Tribe (London Theatre Workshop)

Posted: June 23, 2017 in Theatre


This review was originally written for The Reviews Hub:

Few traditions originating from Edwardian England can still survive more than a century later without having undergone fundamental change. This new play, set in 2012, by Brandon Force, Matthew McCray and Rowena Russell examines how necessary change, difficult and painful, has been brought about in the Scout movement, founded by Lord Robert Baden-Powell (referred to as “B-P”) in 1908. The play also asks urgent questions about social change (and the need for it) that have significance beyond its immediate concerns.

The writers could easily have set out to ridicule what now seems to many like an archaic movement, but there is little of that. Instead, they deconstruct a deep-rooted culture in order to expose elements that are incongruous to the 21st Century. Robert J Clayton appears at intervals as B-P, explaining core principles of Scouting that derive from a Zulu coming-of-age custom and he is also Scott, a traditionalist who leads a modern Scout group. His second-in-command is health and safety conscious Finn (Marcus Churchill), a reformer.

Christianity was one of the pillars of B-P’s all-male movement, but now other faiths and females must be included. At a weekend camp in woodland, Scott’s four boy group is introduced to new members – tomboyish Julie (Georgia Maskery) and reticent Amira (Shelana Serafina), who is wearing her Moslem headscarf. Colin (David Fenne) is senior among the boys, followed by Henry ( Nick Pearce), Simon (Aaron Phinehas Peters) and Scott’s son Charlie (Ross Virgo). The weekend is about “focus and discipline”, creating a competitive. macho environment which, effectively, legitimises bullying. For Colin, the price for failure in a task has to be paid in the form of self-flagellation.

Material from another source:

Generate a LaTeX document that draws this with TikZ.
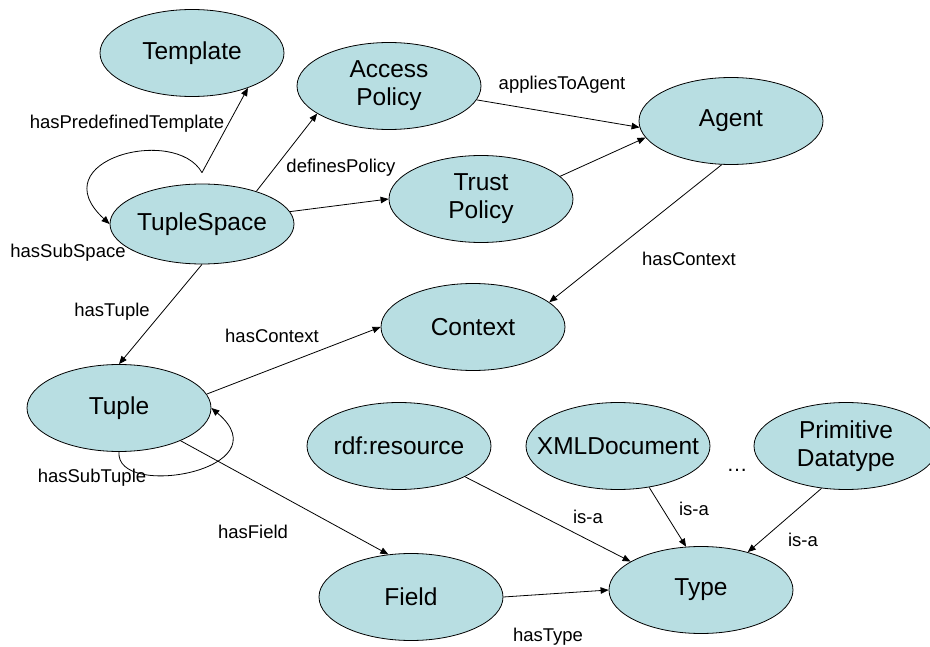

Scott overrules Finn and sends the group out in darkness in competing pairs. Challenges include acting out scenes from Peter Pan, …Tom Sawyer and Star Wars, illustrating how much-loved cultural influences on young minds are at odds with diversity in modern society. “What would Bear Grylls do?” the panic-stricken youngsters ask repeatedly when facing danger and then, as the tribe begins to disintegrate, the fractures follow the racial, religious and gender fault lines inherent in traditions that are at odds with the modern world.

As director, McCray harnesses the energy of the young actors, who often chant ritually, to create the atmosphere of a cauldron in a half-lit set that resembles a forest clearing. The cast and creative team combine superbly in making a subject that could be thought of only marginal interest so absorbing. A three-fingered salute to them all.